What this task involves => All of the lines below are to be printed again exactly; images are excluded from the output.

Data lines =>

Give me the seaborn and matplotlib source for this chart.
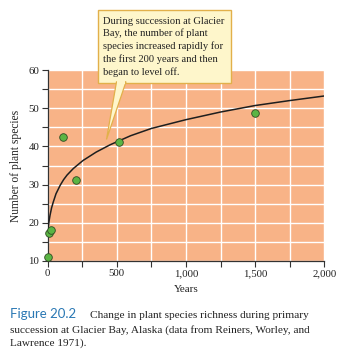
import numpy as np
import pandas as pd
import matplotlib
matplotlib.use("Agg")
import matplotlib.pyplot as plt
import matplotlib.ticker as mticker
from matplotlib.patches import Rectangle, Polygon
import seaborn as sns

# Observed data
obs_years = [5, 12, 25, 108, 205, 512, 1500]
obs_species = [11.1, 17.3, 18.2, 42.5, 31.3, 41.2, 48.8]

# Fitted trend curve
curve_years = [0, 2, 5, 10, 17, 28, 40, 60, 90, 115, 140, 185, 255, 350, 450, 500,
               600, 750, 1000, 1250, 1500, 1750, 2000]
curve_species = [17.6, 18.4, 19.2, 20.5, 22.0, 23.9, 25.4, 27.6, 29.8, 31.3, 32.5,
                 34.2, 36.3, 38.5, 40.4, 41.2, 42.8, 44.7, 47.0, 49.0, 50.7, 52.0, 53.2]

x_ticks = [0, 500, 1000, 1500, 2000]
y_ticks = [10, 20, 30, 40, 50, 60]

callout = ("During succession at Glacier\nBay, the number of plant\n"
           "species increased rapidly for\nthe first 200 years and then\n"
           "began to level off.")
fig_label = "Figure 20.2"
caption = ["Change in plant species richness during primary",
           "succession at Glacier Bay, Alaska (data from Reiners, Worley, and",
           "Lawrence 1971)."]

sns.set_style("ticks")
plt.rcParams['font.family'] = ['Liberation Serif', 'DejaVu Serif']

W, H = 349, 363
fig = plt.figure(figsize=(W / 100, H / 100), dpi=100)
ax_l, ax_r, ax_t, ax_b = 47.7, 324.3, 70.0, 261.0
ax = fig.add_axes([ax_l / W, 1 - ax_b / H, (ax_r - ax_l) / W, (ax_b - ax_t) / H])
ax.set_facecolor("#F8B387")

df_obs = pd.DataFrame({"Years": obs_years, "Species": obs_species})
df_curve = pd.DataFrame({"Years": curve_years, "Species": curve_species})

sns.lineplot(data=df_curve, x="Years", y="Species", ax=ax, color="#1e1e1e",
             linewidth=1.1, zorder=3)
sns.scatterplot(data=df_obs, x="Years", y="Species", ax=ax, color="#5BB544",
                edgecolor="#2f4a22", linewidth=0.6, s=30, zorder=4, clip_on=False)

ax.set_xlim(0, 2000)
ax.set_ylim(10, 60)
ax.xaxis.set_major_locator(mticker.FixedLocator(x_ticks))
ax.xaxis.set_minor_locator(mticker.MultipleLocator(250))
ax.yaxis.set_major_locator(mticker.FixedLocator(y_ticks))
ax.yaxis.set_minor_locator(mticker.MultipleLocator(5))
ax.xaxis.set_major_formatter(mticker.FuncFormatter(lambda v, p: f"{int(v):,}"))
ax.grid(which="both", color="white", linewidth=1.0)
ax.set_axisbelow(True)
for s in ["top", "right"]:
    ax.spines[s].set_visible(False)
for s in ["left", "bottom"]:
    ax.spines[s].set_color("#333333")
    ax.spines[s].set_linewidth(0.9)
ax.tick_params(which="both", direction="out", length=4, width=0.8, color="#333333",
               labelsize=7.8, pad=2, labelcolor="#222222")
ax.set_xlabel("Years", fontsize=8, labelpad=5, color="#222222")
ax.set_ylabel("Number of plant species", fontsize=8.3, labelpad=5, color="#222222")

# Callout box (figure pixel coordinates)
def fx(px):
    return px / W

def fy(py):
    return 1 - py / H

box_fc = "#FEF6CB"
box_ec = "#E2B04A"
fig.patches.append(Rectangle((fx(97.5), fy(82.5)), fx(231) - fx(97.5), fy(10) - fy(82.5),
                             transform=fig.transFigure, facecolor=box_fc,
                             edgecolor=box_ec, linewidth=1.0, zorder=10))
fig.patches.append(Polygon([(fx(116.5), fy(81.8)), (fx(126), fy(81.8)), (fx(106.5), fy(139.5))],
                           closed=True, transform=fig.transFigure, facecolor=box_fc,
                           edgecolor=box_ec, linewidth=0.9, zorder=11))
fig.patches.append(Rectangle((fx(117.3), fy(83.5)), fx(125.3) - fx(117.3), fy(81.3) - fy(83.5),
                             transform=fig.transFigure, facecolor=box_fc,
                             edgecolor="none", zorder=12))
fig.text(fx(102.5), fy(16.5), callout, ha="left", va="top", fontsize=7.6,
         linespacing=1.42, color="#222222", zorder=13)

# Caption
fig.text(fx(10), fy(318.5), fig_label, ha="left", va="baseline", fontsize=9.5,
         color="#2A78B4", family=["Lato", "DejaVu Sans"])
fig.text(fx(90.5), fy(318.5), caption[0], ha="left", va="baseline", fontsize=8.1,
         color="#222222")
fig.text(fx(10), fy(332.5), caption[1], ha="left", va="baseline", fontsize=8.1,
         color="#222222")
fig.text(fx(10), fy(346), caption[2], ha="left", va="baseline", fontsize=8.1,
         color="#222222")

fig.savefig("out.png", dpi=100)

Solution below =>
Give me the seaborn and matplotlib source for this chart.
import numpy as np
import pandas as pd
import matplotlib
matplotlib.use("Agg")
import matplotlib.pyplot as plt
import matplotlib.ticker as mticker
from matplotlib.patches import Rectangle, Polygon
import seaborn as sns

# Observed data
obs_years = [5, 12, 25, 108, 205, 512, 1500]
obs_species = [11.1, 17.3, 18.2, 42.5, 31.3, 41.2, 48.8]

# Fitted trend curve
curve_years = [0, 2, 5, 10, 17, 28, 40, 60, 90, 115, 140, 185, 255, 350, 450, 500,
               600, 750, 1000, 1250, 1500, 1750, 2000]
curve_species = [17.6, 18.4, 19.2, 20.5, 22.0, 23.9, 25.4, 27.6, 29.8, 31.3, 32.5,
                 34.2, 36.3, 38.5, 40.4, 41.2, 42.8, 44.7, 47.0, 49.0, 50.7, 52.0, 53.2]

x_ticks = [0, 500, 1000, 1500, 2000]
y_ticks = [10, 20, 30, 40, 50, 60]

callout = ("During succession at Glacier\nBay, the number of plant\n"
           "species increased rapidly for\nthe first 200 years and then\n"
           "began to level off.")
fig_label = "Figure 20.2"
caption = ["Change in plant species richness during primary",
           "succession at Glacier Bay, Alaska (data from Reiners, Worley, and",
           "Lawrence 1971)."]

sns.set_style("ticks")
plt.rcParams['font.family'] = ['Liberation Serif', 'DejaVu Serif']

W, H = 349, 363
fig = plt.figure(figsize=(W / 100, H / 100), dpi=100)
ax_l, ax_r, ax_t, ax_b = 47.7, 324.3, 70.0, 261.0
ax = fig.add_axes([ax_l / W, 1 - ax_b / H, (ax_r - ax_l) / W, (ax_b - ax_t) / H])
ax.set_facecolor("#F8B387")

df_obs = pd.DataFrame({"Years": obs_years, "Species": obs_species})
df_curve = pd.DataFrame({"Years": curve_years, "Species": curve_species})

sns.lineplot(data=df_curve, x="Years", y="Species", ax=ax, color="#1e1e1e",
             linewidth=1.1, zorder=3)
sns.scatterplot(data=df_obs, x="Years", y="Species", ax=ax, color="#5BB544",
                edgecolor="#2f4a22", linewidth=0.6, s=30, zorder=4, clip_on=False)

ax.set_xlim(0, 2000)
ax.set_ylim(10, 60)
ax.xaxis.set_major_locator(mticker.FixedLocator(x_ticks))
ax.xaxis.set_minor_locator(mticker.MultipleLocator(250))
ax.yaxis.set_major_locator(mticker.FixedLocator(y_ticks))
ax.yaxis.set_minor_locator(mticker.MultipleLocator(5))
ax.xaxis.set_major_formatter(mticker.FuncFormatter(lambda v, p: f"{int(v):,}"))
ax.grid(which="both", color="white", linewidth=1.0)
ax.set_axisbelow(True)
for s in ["top", "right"]:
    ax.spines[s].set_visible(False)
for s in ["left", "bottom"]:
    ax.spines[s].set_color("#333333")
    ax.spines[s].set_linewidth(0.9)
ax.tick_params(which="both", direction="out", length=4, width=0.8, color="#333333",
               labelsize=7.8, pad=2, labelcolor="#222222")
ax.set_xlabel("Years", fontsize=8, labelpad=5, color="#222222")
ax.set_ylabel("Number of plant species", fontsize=8.3, labelpad=5, color="#222222")

# Callout box (figure pixel coordinates)
def fx(px):
    return px / W

def fy(py):
    return 1 - py / H

box_fc = "#FEF6CB"
box_ec = "#E2B04A"
fig.patches.append(Rectangle((fx(97.5), fy(82.5)), fx(231) - fx(97.5), fy(10) - fy(82.5),
                             transform=fig.transFigure, facecolor=box_fc,
                             edgecolor=box_ec, linewidth=1.0, zorder=10))
fig.patches.append(Polygon([(fx(116.5), fy(81.8)), (fx(126), fy(81.8)), (fx(106.5), fy(139.5))],
                           closed=True, transform=fig.transFigure, facecolor=box_fc,
                           edgecolor=box_ec, linewidth=0.9, zorder=11))
fig.patches.append(Rectangle((fx(117.3), fy(83.5)), fx(125.3) - fx(117.3), fy(81.3) - fy(83.5),
                             transform=fig.transFigure, facecolor=box_fc,
                             edgecolor="none", zorder=12))
fig.text(fx(102.5), fy(16.5), callout, ha="left", va="top", fontsize=7.6,
         linespacing=1.42, color="#222222", zorder=13)

# Caption
fig.text(fx(10), fy(318.5), fig_label, ha="left", va="baseline", fontsize=9.5,
         color="#2A78B4", family=["Lato", "DejaVu Sans"])
fig.text(fx(90.5), fy(318.5), caption[0], ha="left", va="baseline", fontsize=8.1,
         color="#222222")
fig.text(fx(10), fy(332.5), caption[1], ha="left", va="baseline", fontsize=8.1,
         color="#222222")
fig.text(fx(10), fy(346), caption[2], ha="left", va="baseline", fontsize=8.1,
         color="#222222")

fig.savefig("out.png", dpi=100)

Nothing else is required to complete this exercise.